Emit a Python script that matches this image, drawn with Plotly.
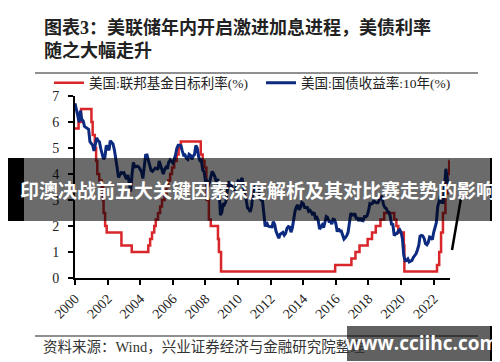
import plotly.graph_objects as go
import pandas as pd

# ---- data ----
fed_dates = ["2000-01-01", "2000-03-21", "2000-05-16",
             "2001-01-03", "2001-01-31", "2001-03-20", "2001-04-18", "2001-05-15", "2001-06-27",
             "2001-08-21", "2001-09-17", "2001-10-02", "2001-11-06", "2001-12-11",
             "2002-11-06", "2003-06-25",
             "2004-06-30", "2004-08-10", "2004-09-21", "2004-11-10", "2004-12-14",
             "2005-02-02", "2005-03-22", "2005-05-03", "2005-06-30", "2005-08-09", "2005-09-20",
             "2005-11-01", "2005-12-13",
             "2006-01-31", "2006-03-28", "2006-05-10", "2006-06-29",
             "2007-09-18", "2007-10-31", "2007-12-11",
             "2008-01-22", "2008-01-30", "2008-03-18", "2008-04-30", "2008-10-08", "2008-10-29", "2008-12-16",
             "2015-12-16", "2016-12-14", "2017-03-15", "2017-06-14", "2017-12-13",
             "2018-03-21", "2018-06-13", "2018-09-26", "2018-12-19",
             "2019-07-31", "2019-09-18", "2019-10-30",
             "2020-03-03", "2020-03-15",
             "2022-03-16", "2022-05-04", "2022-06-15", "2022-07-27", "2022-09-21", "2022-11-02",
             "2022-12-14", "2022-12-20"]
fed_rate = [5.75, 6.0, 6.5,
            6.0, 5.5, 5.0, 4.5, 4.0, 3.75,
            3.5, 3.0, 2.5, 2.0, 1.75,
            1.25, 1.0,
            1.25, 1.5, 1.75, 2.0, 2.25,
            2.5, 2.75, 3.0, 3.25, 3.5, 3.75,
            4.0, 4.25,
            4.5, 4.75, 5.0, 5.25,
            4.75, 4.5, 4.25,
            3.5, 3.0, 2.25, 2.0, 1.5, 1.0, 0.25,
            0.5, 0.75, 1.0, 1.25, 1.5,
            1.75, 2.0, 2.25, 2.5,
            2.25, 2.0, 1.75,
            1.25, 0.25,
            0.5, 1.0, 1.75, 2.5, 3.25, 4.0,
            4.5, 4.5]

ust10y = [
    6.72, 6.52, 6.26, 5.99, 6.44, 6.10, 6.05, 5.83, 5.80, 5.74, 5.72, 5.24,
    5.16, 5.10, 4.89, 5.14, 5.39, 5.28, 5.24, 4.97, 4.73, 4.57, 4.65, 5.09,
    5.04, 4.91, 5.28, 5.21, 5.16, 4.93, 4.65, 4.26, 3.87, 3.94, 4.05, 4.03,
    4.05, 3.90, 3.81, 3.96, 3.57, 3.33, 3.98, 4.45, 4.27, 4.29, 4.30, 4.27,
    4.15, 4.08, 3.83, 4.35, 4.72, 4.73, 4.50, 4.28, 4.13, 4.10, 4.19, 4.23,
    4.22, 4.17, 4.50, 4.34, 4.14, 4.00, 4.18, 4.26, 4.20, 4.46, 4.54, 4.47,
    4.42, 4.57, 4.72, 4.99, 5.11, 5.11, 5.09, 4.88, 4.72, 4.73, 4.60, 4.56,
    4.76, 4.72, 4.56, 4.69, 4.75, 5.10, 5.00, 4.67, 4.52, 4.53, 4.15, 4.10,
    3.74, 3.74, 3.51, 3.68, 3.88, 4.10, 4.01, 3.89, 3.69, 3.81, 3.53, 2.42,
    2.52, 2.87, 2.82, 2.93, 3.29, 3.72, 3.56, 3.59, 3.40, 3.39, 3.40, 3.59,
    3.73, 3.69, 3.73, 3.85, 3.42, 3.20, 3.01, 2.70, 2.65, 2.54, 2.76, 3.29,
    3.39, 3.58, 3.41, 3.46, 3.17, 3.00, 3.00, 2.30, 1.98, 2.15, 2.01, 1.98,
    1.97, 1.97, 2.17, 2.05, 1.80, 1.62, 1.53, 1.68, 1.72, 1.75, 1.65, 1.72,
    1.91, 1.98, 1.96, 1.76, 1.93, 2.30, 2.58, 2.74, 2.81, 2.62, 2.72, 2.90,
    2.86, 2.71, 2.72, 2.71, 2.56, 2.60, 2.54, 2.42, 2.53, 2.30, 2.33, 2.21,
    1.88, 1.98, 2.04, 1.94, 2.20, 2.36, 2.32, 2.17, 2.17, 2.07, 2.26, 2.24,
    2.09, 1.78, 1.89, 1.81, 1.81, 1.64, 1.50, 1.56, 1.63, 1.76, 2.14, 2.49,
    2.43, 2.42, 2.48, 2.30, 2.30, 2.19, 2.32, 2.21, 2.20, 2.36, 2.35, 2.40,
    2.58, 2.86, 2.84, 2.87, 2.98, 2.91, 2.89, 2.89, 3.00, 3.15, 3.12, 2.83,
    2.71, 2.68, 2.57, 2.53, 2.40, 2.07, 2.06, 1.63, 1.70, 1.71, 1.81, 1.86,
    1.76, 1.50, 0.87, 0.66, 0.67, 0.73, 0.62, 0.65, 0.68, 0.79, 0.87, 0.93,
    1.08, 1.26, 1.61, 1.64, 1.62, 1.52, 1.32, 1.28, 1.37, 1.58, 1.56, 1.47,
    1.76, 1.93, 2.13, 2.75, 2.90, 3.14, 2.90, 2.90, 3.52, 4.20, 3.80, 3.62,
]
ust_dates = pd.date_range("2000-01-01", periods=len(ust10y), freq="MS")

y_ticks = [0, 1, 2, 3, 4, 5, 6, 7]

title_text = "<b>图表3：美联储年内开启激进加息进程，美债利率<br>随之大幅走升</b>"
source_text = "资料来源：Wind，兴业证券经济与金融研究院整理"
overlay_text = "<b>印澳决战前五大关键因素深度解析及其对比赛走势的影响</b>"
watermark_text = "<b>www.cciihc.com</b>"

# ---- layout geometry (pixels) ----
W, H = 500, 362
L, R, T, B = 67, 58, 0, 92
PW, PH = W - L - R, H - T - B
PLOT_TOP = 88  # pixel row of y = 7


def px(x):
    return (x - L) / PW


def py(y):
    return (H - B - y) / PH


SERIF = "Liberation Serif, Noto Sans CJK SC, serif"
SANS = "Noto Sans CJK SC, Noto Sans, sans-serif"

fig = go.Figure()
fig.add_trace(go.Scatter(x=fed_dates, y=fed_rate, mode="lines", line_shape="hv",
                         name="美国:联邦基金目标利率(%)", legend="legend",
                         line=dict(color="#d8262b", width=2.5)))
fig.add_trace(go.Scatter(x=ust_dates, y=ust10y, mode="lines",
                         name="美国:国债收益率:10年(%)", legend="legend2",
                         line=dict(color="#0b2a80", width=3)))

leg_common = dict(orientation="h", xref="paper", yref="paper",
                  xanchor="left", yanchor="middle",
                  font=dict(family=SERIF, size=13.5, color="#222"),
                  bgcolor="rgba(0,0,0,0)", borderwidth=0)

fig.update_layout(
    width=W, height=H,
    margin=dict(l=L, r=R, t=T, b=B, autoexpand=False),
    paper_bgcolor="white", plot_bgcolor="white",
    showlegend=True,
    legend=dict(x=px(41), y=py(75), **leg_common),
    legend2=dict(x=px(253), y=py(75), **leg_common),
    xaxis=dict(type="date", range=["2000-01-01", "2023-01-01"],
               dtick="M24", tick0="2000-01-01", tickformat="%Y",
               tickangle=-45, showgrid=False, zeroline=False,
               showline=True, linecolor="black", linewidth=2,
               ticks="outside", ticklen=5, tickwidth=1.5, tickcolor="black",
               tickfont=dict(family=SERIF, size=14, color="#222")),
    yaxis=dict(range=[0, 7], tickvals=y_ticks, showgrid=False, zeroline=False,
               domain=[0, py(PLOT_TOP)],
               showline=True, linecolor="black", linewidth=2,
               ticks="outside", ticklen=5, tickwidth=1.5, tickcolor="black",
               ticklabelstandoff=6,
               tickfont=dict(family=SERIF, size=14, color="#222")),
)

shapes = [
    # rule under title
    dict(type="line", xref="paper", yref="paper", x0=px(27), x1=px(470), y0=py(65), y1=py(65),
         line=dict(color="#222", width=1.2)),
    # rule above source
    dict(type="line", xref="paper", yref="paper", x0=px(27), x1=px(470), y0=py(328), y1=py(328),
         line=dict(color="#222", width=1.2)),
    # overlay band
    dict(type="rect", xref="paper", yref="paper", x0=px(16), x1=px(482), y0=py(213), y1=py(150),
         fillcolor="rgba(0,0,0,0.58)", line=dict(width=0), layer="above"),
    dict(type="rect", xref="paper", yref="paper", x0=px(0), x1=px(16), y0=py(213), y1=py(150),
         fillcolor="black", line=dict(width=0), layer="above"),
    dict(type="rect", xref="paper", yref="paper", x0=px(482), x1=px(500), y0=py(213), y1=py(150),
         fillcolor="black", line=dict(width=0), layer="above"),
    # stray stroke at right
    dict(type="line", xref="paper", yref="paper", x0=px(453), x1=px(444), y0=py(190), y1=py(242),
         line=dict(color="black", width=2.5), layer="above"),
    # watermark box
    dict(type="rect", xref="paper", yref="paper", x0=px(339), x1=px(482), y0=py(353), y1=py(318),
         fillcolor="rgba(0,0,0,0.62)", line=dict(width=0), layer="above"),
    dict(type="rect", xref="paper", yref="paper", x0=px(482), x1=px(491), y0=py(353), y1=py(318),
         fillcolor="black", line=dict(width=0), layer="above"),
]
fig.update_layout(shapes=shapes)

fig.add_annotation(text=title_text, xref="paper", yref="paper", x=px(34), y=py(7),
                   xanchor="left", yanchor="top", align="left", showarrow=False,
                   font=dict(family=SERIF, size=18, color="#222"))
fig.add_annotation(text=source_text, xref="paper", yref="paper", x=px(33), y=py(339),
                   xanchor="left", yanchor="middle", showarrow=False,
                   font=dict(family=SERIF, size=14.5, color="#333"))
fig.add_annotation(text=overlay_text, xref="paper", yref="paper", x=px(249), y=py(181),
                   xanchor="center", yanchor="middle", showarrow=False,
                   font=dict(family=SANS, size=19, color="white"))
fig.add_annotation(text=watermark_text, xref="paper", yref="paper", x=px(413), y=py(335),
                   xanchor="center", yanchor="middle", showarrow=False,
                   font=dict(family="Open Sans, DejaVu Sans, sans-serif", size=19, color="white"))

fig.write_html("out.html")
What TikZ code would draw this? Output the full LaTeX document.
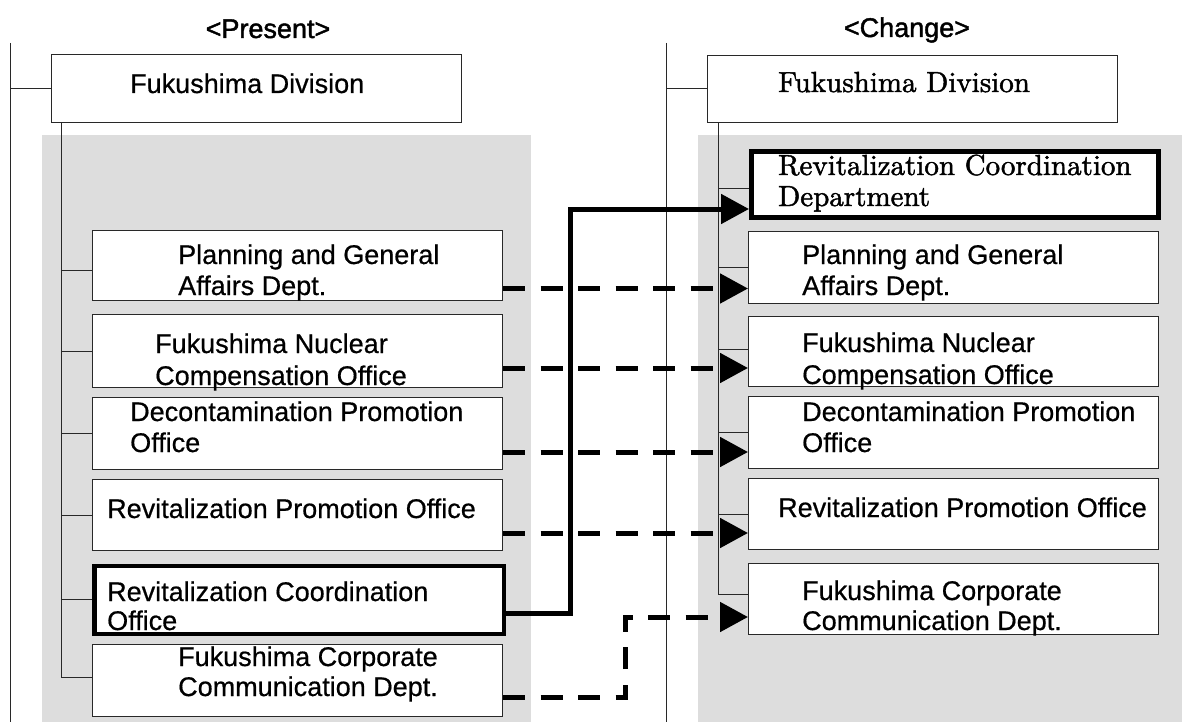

### What the task asks:
Search the data for "this". Copy every line that has it.

### Worked answer:
Emit a Python script that matches this image, drawn with Plotly.
What TikZ code would draw this? Output the full LaTeX document.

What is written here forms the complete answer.